--- TASK DESCRIPTION ---
Transcribe the material exactly. Images do not belong in the copy.
- - -
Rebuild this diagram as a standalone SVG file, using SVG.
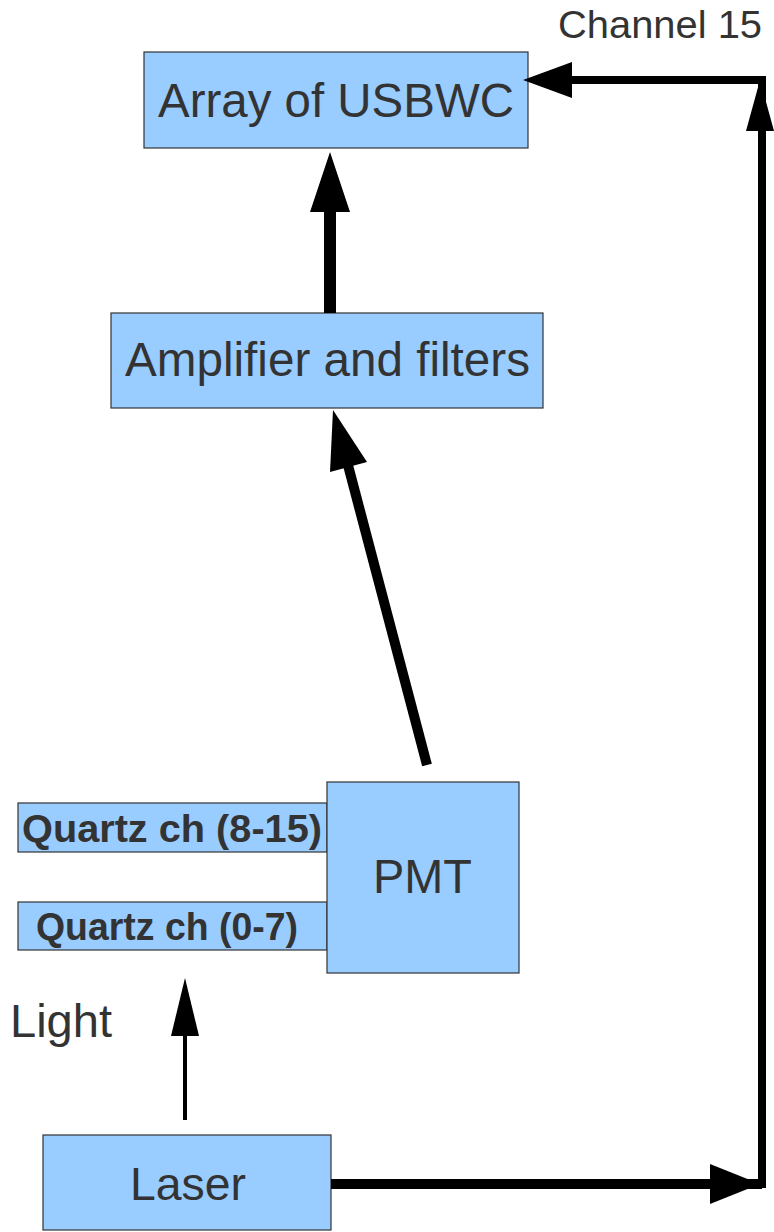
<svg xmlns="http://www.w3.org/2000/svg" width="774" height="1232" viewBox="0 0 774 1232">
<style>
.box{fill:#99ccff;stroke:#333333;stroke-width:1.2}
.lbl{font-family:"Liberation Sans",Arial,sans-serif;fill:#333333;text-anchor:middle}
.bold{font-weight:bold}
.ln{stroke:#000;fill:none;stroke-linecap:butt}
.hd{fill:#000;stroke:none}
</style>
<rect width="774" height="1232" fill="#ffffff"/>
<g id="array">
<rect class="box" x="144" y="52" width="384" height="96"/>
<text class="lbl" x="336" y="117" font-size="48" textLength="356" lengthAdjust="spacingAndGlyphs">Array of USBWC</text>
</g>
<g id="amplifier">
<rect class="box" x="111" y="313" width="432" height="95"/>
<text class="lbl" x="327.5" y="376" font-size="48" textLength="405" lengthAdjust="spacingAndGlyphs">Amplifier and filters</text>
</g>
<g id="quartz-8-15">
<rect class="box" x="18" y="803" width="309" height="49"/>
<text class="lbl bold" x="172" y="842" font-size="39" textLength="300" lengthAdjust="spacingAndGlyphs">Quartz ch (8-15)</text>
</g>
<g id="quartz-0-7">
<rect class="box" x="18" y="902" width="309" height="48"/>
<text class="lbl bold" x="167" y="940" font-size="38" textLength="262" lengthAdjust="spacingAndGlyphs">Quartz ch (0-7)</text>
</g>
<g id="pmt">
<rect class="box" x="327" y="782" width="192" height="191"/>
<text class="lbl" x="422.5" y="893" font-size="48" textLength="99" lengthAdjust="spacingAndGlyphs">PMT</text>
</g>
<g id="laser">
<rect class="box" x="43" y="1135" width="288" height="95"/>
<text class="lbl" x="188" y="1200" font-size="47" textLength="116" lengthAdjust="spacingAndGlyphs">Laser</text>
</g>
<g id="light-label">
<text class="lbl" x="61" y="1037" font-size="47" textLength="102" lengthAdjust="spacingAndGlyphs">Light</text>
</g>
<g id="channel-label">
<text class="lbl" x="660" y="38" font-size="38" textLength="204" lengthAdjust="spacingAndGlyphs">Channel 15</text>
</g>
<g id="connectors">
<line class="ln" x1="330" y1="313" x2="330" y2="205" stroke-width="12"/>
<polygon class="hd" points="330,152 350,212 310,212"/>
<line class="ln" x1="427" y1="765" x2="344" y2="450" stroke-width="10"/>
<polygon class="hd" points="333,410 367,462 330,472"/>
<line class="ln" x1="185" y1="1120" x2="185" y2="1025" stroke-width="4"/>
<polygon class="hd" points="185,978 199,1036 171,1036"/>
<polyline class="ln" points="331,1184 762,1184" stroke-width="10"/>
<polygon class="hd" points="760,1184 710,1164 710,1204"/>
<polyline class="ln" points="762,1188 762,80 570,80" stroke-width="8"/>
<polygon class="hd" points="760,80 774,131 746,131"/>
<polygon class="hd" points="523,80 572,62 572,98"/>
</g>
</svg>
- - -
--- TASK RESPONSE ---
Rebuild this diagram as a standalone SVG file, using SVG.
<svg xmlns="http://www.w3.org/2000/svg" width="774" height="1232" viewBox="0 0 774 1232">
<style>
.box{fill:#99ccff;stroke:#333333;stroke-width:1.2}
.lbl{font-family:"Liberation Sans",Arial,sans-serif;fill:#333333;text-anchor:middle}
.bold{font-weight:bold}
.ln{stroke:#000;fill:none;stroke-linecap:butt}
.hd{fill:#000;stroke:none}
</style>
<rect width="774" height="1232" fill="#ffffff"/>
<g id="array">
<rect class="box" x="144" y="52" width="384" height="96"/>
<text class="lbl" x="336" y="117" font-size="48" textLength="356" lengthAdjust="spacingAndGlyphs">Array of USBWC</text>
</g>
<g id="amplifier">
<rect class="box" x="111" y="313" width="432" height="95"/>
<text class="lbl" x="327.5" y="376" font-size="48" textLength="405" lengthAdjust="spacingAndGlyphs">Amplifier and filters</text>
</g>
<g id="quartz-8-15">
<rect class="box" x="18" y="803" width="309" height="49"/>
<text class="lbl bold" x="172" y="842" font-size="39" textLength="300" lengthAdjust="spacingAndGlyphs">Quartz ch (8-15)</text>
</g>
<g id="quartz-0-7">
<rect class="box" x="18" y="902" width="309" height="48"/>
<text class="lbl bold" x="167" y="940" font-size="38" textLength="262" lengthAdjust="spacingAndGlyphs">Quartz ch (0-7)</text>
</g>
<g id="pmt">
<rect class="box" x="327" y="782" width="192" height="191"/>
<text class="lbl" x="422.5" y="893" font-size="48" textLength="99" lengthAdjust="spacingAndGlyphs">PMT</text>
</g>
<g id="laser">
<rect class="box" x="43" y="1135" width="288" height="95"/>
<text class="lbl" x="188" y="1200" font-size="47" textLength="116" lengthAdjust="spacingAndGlyphs">Laser</text>
</g>
<g id="light-label">
<text class="lbl" x="61" y="1037" font-size="47" textLength="102" lengthAdjust="spacingAndGlyphs">Light</text>
</g>
<g id="channel-label">
<text class="lbl" x="660" y="38" font-size="38" textLength="204" lengthAdjust="spacingAndGlyphs">Channel 15</text>
</g>
<g id="connectors">
<line class="ln" x1="330" y1="313" x2="330" y2="205" stroke-width="12"/>
<polygon class="hd" points="330,152 350,212 310,212"/>
<line class="ln" x1="427" y1="765" x2="344" y2="450" stroke-width="10"/>
<polygon class="hd" points="333,410 367,462 330,472"/>
<line class="ln" x1="185" y1="1120" x2="185" y2="1025" stroke-width="4"/>
<polygon class="hd" points="185,978 199,1036 171,1036"/>
<polyline class="ln" points="331,1184 762,1184" stroke-width="10"/>
<polygon class="hd" points="760,1184 710,1164 710,1204"/>
<polyline class="ln" points="762,1188 762,80 570,80" stroke-width="8"/>
<polygon class="hd" points="760,80 774,131 746,131"/>
<polygon class="hd" points="523,80 572,62 572,98"/>
</g>
</svg>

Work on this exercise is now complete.